Minimum balance and fees

Money market accounts require a large amount for its minimum balance. You can open a savings account with little deposit, but when it comes to money market accounts, you might need as much as $2500 to serve as the first deposit. If you keep below the minimum balance in your account, you’d have to pay monthly fees, and this will affect the returns you get on your money.

You also have to be wary of interest rates that sound too good to be true on money market accounts. Some make this interest rate a promotional thing before reducing it later, make sure you confirm before opening a money market account.

Uses of Money Market Account

Money market accounts are good for the money you are not going to need immediately. It is best to keep the money you need in the future in a money market account, as it will help you earn profit as you keep your money safe and accessible at all times.

It is best to keep large funds, and you don’t frequently need in money market accounts. It isn’t the best account to keep frequently needed funds and regular expense money due to the limit on check-based payments you can make.

Funds like emergency funds, tuition, and yearly vacation funds can be kept in the money market account. You can also keep funds like your monthly mortgage in a money market account to get some interest.

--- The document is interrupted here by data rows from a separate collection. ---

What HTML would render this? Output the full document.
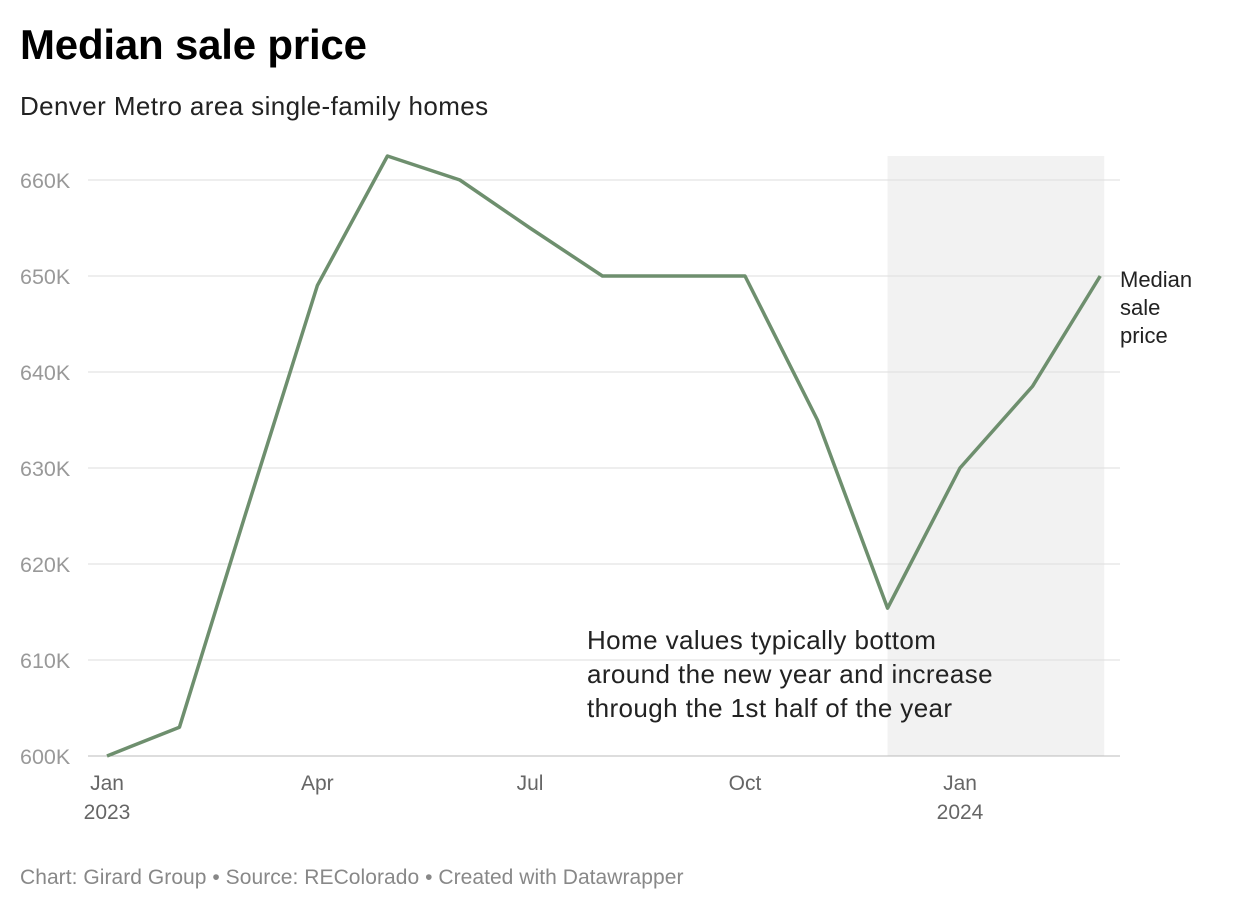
<!DOCTYPE html>
<html><head><meta charset="utf-8"><style>
body{margin:0;background:#fff;font-family:"Liberation Sans",sans-serif;}
#wrap{position:relative;width:1240px;height:912px;overflow:hidden;}
h1{position:absolute;left:20px;top:21px;margin:0;font-size:42px;font-weight:bold;color:#000;letter-spacing:-0.2px;}
.sub{position:absolute;left:20px;top:91px;font-size:26px;color:#222;letter-spacing:0.4px;}
.foot{position:absolute;left:20px;top:866px;font-size:21px;color:#888;letter-spacing:0.05px;}
svg{position:absolute;left:0;top:0;}
</style></head><body>
<div id="wrap">
<h1>Median sale price</h1>
<div class="sub">Denver Metro area single-family homes</div>
<svg id="chart" width="1240" height="912"></svg>
<div class="foot">Chart: Girard Group • Source: REColorado • Created with Datawrapper</div>
</div>
<script>
const dayOffsets = [0,31,59,90,120,151,181,212,243,273,304,334,365,396,425];
const prices = [600,603,625,649,662.5,660,655,650,650,650,635,615.4,630,638.5,650];
const yTicks = [600,610,620,630,640,650,660];
const xTickDays = [0,90,181,273,365];
const xTickLabels = ["Jan","Apr","Jul","Oct","Jan"];
const xTickYears = ["2023","","","","2024"];
const shadeStartDay = 334, shadeEndDay = 425;

const NS="http://www.w3.org/2000/svg";
const svg=document.getElementById('chart');
const x=d=>107+d*(853/365);
const y=v=>756-(v-600)*9.6;
function mk(t,a){const e=document.createElementNS(NS,t);for(const k in a)e.setAttribute(k,a[k]);svg.appendChild(e);return e;}

const sh=mk('rect',{x:x(shadeStartDay),y:y(662.5),width:x(shadeEndDay)-x(shadeStartDay)+4,height:y(600)-y(662.5),fill:'#f2f2f2'});



yTicks.forEach(v=>{
  const l=mk('line',{x1:88,x2:1120,y1:y(v),y2:y(v),stroke:v===600?'#bbb':'#ddd','stroke-width':1});
  
  
  const t=mk('text',{x:20,y:y(v)+8,'font-size':21.5,fill:'#999'});
  t.textContent=v+'K';
  
  
});
xTickDays.forEach((d,i)=>{
  const t=mk('text',{x:x(d),y:790,'font-size':21,fill:'#666','text-anchor':'middle'});
  t.textContent=xTickLabels[i];
  
  
  if(xTickYears[i]){
    const t2=mk('text',{x:x(d),y:819,'font-size':21,fill:'#666','text-anchor':'middle'});
    t2.textContent=xTickYears[i];
    
    
  }
});
const p=mk('polyline',{points:dayOffsets.map((d,i)=>x(d)+','+y(prices[i])).join(' '),fill:'none',stroke:'#6e8f6e','stroke-width':3.5,'stroke-linejoin':'round'});



const lastY=y(prices[prices.length-1]);
["Median","sale","price"].forEach((s,i)=>{
  const t=mk('text',{x:1120,y:lastY+11+i*28,'font-size':22,fill:'#222'});
  t.textContent=s;
  
  
});
["Home values typically bottom","around the new year and increase","through the 1st half of the year"].forEach((s,i)=>{
  const t=mk('text',{x:587,y:649+i*34,'font-size':26,fill:'#222','letter-spacing':'0.4'});
  t.textContent=s;
  
  
});
</script>
</body></html>
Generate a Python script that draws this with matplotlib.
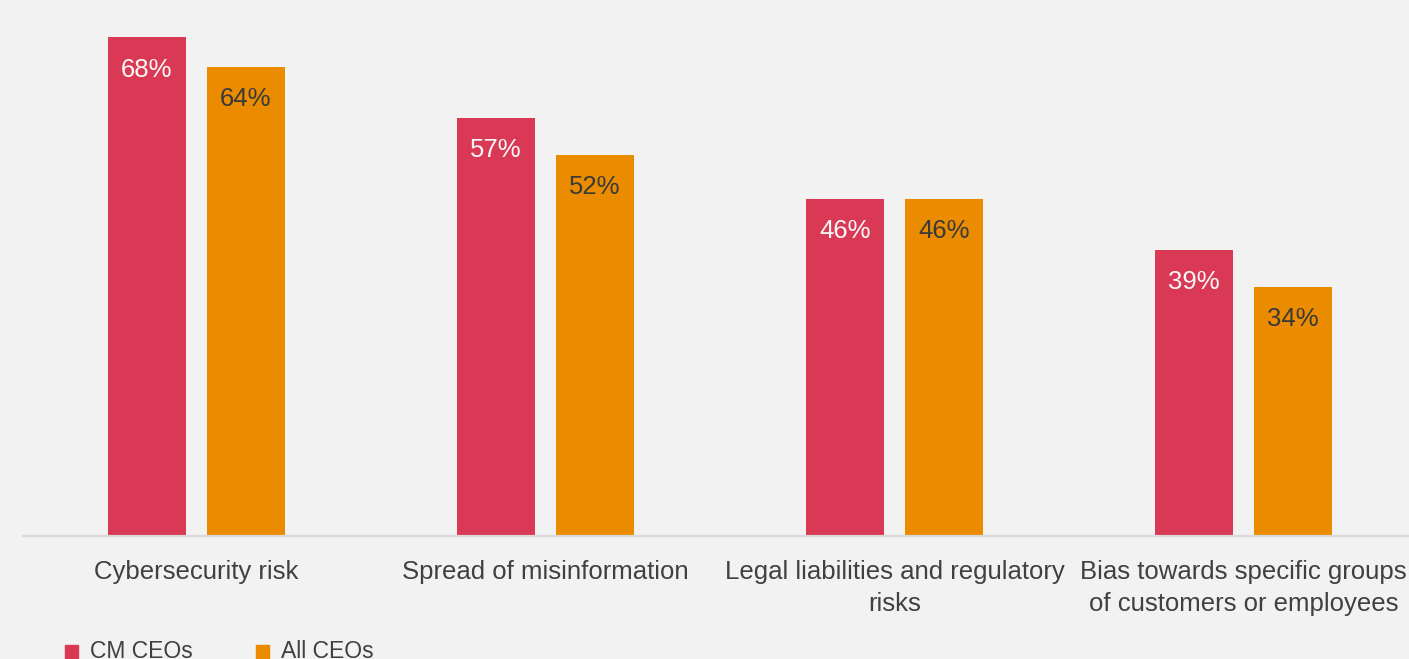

Accounts that can that can be alternatives to Money Market Accounts

There are some alternatives to the money market account that have their benefits and are by banks and credit unions.

Passbook savings accounts

The difference between this and money market accounts is that regular savings accounts usually have no initial deposit or minimum balance requirements. These accounts also pay interest, even though they aren’t usually as much as that of a money market account. Similar to money market accounts, passbook savings accounts also have insurance from FDIC and NCUA. They both also restrict depositors to six transfers per month with little adjustments’.

Money market mutual funds

Unlike the money market account, money market mutual funds, which are offered by brokerage firms and mutual fund companies, do not come with FDIC- or NCUA-insurance. However, they invest in safe short-term vehicles such as CDs, government securities, and commercial paper, which make them be ranked as low-risk investments.

As the money market account, money market mutual funds also offer quick access to the depositor’s cash. While money market accounts are restricted to six-transactions-per-month, money market mutual funds do not have that restriction.

However, the companies that offer them can place limits on how often depositors can reclaim shares or require the checks they write to be for over a certain amount. The returns on money market mutual funds tend are usually higher than those on money market accounts.

High-yield savings accounts

Several banks and credit unions offer high-yield savings accounts, and the interest rate may be better than on their money market accounts, depending on the institutions. The FDIC or NCUA also insure High-yield savings accounts.

A disadvantage they carry compared with money market accounts is that they may likely carry more rules, such as direct deposits requirements or at least a certain number of transactions per month to avoid penalties.